-- Start of Entries supplied --
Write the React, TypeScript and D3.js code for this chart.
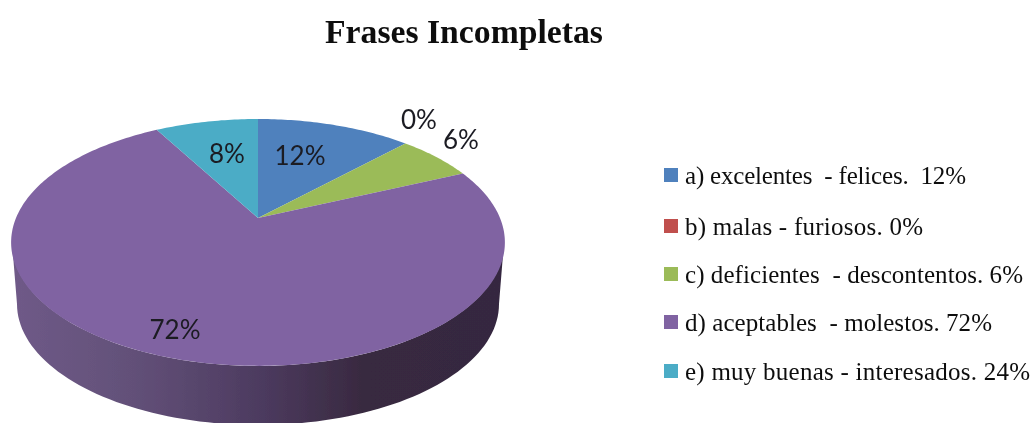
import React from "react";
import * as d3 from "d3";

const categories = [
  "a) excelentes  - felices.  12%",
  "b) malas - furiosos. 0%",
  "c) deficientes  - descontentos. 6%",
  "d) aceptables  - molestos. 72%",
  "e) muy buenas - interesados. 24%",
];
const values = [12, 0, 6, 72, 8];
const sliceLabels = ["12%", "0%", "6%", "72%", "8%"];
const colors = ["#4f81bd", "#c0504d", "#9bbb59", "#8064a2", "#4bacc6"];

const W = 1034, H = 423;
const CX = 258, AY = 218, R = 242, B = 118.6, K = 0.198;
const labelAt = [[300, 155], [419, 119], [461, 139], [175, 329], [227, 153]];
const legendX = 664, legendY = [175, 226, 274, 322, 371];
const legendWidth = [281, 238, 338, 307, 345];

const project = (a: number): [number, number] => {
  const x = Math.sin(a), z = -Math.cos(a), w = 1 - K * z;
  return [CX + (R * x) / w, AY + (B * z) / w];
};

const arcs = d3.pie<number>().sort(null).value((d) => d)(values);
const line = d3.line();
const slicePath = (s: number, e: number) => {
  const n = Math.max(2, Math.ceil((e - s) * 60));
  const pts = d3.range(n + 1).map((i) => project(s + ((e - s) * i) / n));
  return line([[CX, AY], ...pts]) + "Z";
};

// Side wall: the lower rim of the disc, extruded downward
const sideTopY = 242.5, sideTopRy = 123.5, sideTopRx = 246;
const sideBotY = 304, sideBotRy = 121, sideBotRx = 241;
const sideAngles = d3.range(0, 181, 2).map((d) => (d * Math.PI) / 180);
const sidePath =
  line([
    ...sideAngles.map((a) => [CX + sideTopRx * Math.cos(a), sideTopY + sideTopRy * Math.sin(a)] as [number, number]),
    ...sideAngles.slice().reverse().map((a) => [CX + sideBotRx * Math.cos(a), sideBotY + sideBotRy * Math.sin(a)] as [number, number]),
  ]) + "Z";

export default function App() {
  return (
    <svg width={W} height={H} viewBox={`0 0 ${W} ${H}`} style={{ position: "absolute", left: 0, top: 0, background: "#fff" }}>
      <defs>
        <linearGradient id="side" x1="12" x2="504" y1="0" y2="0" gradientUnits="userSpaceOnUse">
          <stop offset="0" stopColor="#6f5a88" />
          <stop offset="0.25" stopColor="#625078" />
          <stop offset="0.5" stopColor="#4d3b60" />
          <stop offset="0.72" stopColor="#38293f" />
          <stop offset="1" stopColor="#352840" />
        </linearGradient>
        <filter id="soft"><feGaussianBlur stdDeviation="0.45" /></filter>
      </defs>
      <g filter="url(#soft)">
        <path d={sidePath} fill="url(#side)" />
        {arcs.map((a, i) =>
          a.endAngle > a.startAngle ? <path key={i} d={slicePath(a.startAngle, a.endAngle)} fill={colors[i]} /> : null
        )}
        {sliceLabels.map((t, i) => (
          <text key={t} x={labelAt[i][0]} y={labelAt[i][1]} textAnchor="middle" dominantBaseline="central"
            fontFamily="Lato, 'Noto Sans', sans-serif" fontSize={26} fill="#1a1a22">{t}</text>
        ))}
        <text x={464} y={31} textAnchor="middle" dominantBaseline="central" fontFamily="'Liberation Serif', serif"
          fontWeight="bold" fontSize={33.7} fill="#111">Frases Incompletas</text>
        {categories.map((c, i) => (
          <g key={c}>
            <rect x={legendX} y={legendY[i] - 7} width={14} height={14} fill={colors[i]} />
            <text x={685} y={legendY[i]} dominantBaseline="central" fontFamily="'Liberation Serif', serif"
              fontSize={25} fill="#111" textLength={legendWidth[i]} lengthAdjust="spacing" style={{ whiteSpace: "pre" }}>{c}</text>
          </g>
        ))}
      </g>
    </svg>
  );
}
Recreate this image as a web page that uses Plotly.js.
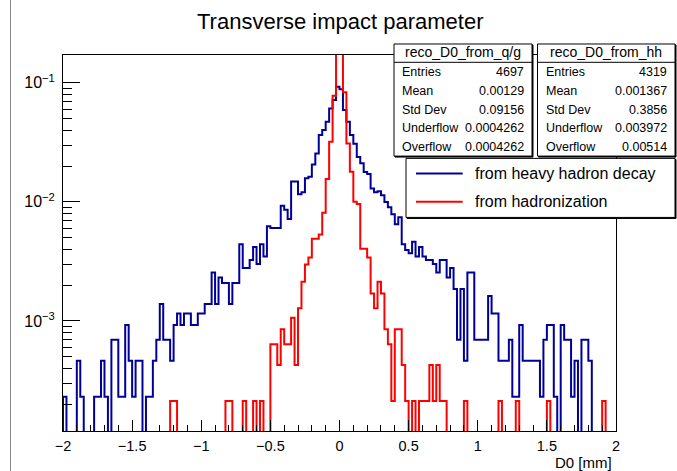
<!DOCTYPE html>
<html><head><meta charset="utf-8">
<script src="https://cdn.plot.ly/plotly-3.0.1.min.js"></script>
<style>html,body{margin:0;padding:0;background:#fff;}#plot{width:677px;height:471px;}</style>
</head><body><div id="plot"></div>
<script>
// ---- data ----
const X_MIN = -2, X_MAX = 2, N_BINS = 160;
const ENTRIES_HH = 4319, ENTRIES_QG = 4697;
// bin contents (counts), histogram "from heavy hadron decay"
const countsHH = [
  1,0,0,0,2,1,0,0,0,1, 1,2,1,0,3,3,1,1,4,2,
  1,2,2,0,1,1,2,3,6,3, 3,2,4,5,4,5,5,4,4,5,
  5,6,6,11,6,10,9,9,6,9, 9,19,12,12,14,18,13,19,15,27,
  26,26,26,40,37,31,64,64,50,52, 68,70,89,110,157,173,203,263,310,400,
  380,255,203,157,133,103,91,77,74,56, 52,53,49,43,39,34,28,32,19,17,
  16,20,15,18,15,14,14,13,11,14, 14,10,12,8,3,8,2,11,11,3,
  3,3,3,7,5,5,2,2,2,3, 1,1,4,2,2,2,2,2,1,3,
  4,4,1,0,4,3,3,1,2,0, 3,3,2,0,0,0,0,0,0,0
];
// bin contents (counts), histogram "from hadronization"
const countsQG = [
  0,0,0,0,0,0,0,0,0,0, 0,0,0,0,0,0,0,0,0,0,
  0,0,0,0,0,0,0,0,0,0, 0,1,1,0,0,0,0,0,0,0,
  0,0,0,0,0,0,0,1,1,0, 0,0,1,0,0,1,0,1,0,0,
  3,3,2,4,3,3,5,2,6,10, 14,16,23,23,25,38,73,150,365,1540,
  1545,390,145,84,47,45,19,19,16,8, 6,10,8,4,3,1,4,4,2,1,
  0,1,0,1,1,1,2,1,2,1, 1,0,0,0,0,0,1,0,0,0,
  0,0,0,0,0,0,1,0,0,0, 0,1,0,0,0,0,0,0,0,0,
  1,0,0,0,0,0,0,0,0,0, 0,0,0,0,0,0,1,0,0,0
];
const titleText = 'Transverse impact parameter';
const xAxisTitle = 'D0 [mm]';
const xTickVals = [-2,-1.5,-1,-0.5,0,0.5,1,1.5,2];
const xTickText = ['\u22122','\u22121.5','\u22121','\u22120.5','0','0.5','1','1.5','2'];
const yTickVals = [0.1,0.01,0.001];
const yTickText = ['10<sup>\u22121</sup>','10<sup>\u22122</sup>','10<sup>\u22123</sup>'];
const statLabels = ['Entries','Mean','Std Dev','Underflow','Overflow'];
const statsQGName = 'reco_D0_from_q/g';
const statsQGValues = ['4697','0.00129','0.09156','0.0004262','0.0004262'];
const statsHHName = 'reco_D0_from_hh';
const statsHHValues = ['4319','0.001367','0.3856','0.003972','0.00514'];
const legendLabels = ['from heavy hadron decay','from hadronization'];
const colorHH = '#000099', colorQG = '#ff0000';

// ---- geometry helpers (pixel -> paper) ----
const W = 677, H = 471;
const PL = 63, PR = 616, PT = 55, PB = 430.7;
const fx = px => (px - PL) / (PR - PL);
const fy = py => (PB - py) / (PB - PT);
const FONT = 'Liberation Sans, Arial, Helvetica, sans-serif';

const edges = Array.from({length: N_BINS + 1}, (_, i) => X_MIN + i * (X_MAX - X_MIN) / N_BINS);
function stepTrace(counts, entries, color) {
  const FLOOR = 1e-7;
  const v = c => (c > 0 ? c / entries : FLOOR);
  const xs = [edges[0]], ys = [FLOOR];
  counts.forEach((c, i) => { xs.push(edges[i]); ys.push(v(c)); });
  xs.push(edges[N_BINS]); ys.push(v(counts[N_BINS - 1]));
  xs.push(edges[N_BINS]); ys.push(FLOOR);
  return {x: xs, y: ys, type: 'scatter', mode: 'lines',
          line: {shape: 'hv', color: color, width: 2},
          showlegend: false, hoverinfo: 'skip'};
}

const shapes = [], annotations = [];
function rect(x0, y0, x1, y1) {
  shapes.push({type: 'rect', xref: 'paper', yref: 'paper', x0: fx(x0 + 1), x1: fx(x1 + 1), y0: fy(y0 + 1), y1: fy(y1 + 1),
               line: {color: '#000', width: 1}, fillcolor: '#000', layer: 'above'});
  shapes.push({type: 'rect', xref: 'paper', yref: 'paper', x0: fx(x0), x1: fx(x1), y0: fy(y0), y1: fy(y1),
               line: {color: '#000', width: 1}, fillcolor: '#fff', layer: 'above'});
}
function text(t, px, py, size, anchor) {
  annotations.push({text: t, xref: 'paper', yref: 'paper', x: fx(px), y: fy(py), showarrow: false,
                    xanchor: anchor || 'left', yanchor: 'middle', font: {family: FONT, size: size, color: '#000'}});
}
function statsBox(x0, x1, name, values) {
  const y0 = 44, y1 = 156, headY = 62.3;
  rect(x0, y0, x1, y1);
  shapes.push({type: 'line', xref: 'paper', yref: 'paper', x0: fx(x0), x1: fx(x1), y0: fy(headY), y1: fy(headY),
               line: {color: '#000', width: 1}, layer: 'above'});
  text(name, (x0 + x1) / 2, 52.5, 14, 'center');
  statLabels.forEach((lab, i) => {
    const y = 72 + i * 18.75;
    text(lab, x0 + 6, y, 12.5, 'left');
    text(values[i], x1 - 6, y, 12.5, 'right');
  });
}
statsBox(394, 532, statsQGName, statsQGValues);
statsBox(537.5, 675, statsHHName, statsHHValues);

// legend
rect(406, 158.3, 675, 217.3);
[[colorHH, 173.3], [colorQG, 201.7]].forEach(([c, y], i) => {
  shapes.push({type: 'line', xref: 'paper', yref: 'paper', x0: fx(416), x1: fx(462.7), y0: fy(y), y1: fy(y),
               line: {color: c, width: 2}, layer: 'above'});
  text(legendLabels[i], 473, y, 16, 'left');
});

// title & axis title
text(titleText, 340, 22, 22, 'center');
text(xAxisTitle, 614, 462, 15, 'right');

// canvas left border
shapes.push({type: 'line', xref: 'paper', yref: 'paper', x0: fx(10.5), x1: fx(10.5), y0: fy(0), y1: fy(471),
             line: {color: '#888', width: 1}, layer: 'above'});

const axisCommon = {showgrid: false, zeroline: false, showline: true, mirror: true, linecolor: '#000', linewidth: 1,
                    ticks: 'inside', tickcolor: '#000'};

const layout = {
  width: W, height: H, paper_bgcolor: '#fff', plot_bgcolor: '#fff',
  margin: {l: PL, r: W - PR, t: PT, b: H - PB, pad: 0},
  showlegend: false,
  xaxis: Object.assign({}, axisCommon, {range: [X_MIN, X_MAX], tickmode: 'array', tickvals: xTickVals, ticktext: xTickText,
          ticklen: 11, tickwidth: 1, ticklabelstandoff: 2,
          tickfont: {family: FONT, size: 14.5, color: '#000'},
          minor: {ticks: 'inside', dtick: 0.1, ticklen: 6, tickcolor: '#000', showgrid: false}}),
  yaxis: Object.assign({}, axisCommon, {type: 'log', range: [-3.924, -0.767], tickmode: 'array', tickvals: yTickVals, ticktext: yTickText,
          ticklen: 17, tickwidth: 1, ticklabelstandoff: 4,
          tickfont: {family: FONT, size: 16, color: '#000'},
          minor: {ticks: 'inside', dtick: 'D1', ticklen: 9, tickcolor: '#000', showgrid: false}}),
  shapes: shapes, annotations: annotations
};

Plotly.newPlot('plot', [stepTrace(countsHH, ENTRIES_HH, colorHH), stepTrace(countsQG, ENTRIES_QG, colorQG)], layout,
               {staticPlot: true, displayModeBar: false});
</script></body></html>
-- End of Entries supplied --
What you will do
Write out exactly the lines from the one that has "Recreate this image" down to the one that has "const colorHH = '#000099', colorQG", including both. Pictures stay out of the copy.

Exercise output
Recreate this image as a web page that uses Plotly.js.
<!DOCTYPE html>
<html><head><meta charset="utf-8">
<script src="https://cdn.plot.ly/plotly-3.0.1.min.js"></script>
<style>html,body{margin:0;padding:0;background:#fff;}#plot{width:677px;height:471px;}</style>
</head><body><div id="plot"></div>
<script>
// ---- data ----
const X_MIN = -2, X_MAX = 2, N_BINS = 160;
const ENTRIES_HH = 4319, ENTRIES_QG = 4697;
// bin contents (counts), histogram "from heavy hadron decay"
const countsHH = [
  1,0,0,0,2,1,0,0,0,1, 1,2,1,0,3,3,1,1,4,2,
  1,2,2,0,1,1,2,3,6,3, 3,2,4,5,4,5,5,4,4,5,
  5,6,6,11,6,10,9,9,6,9, 9,19,12,12,14,18,13,19,15,27,
  26,26,26,40,37,31,64,64,50,52, 68,70,89,110,157,173,203,263,310,400,
  380,255,203,157,133,103,91,77,74,56, 52,53,49,43,39,34,28,32,19,17,
  16,20,15,18,15,14,14,13,11,14, 14,10,12,8,3,8,2,11,11,3,
  3,3,3,7,5,5,2,2,2,3, 1,1,4,2,2,2,2,2,1,3,
  4,4,1,0,4,3,3,1,2,0, 3,3,2,0,0,0,0,0,0,0
];
// bin contents (counts), histogram "from hadronization"
const countsQG = [
  0,0,0,0,0,0,0,0,0,0, 0,0,0,0,0,0,0,0,0,0,
  0,0,0,0,0,0,0,0,0,0, 0,1,1,0,0,0,0,0,0,0,
  0,0,0,0,0,0,0,1,1,0, 0,0,1,0,0,1,0,1,0,0,
  3,3,2,4,3,3,5,2,6,10, 14,16,23,23,25,38,73,150,365,1540,
  1545,390,145,84,47,45,19,19,16,8, 6,10,8,4,3,1,4,4,2,1,
  0,1,0,1,1,1,2,1,2,1, 1,0,0,0,0,0,1,0,0,0,
  0,0,0,0,0,0,1,0,0,0, 0,1,0,0,0,0,0,0,0,0,
  1,0,0,0,0,0,0,0,0,0, 0,0,0,0,0,0,1,0,0,0
];
const titleText = 'Transverse impact parameter';
const xAxisTitle = 'D0 [mm]';
const xTickVals = [-2,-1.5,-1,-0.5,0,0.5,1,1.5,2];
const xTickText = ['\u22122','\u22121.5','\u22121','\u22120.5','0','0.5','1','1.5','2'];
const yTickVals = [0.1,0.01,0.001];
const yTickText = ['10<sup>\u22121</sup>','10<sup>\u22122</sup>','10<sup>\u22123</sup>'];
const statLabels = ['Entries','Mean','Std Dev','Underflow','Overflow'];
const statsQGName = 'reco_D0_from_q/g';
const statsQGValues = ['4697','0.00129','0.09156','0.0004262','0.0004262'];
const statsHHName = 'reco_D0_from_hh';
const statsHHValues = ['4319','0.001367','0.3856','0.003972','0.00514'];
const legendLabels = ['from heavy hadron decay','from hadronization'];
const colorHH = '#000099', colorQG = '#ff0000';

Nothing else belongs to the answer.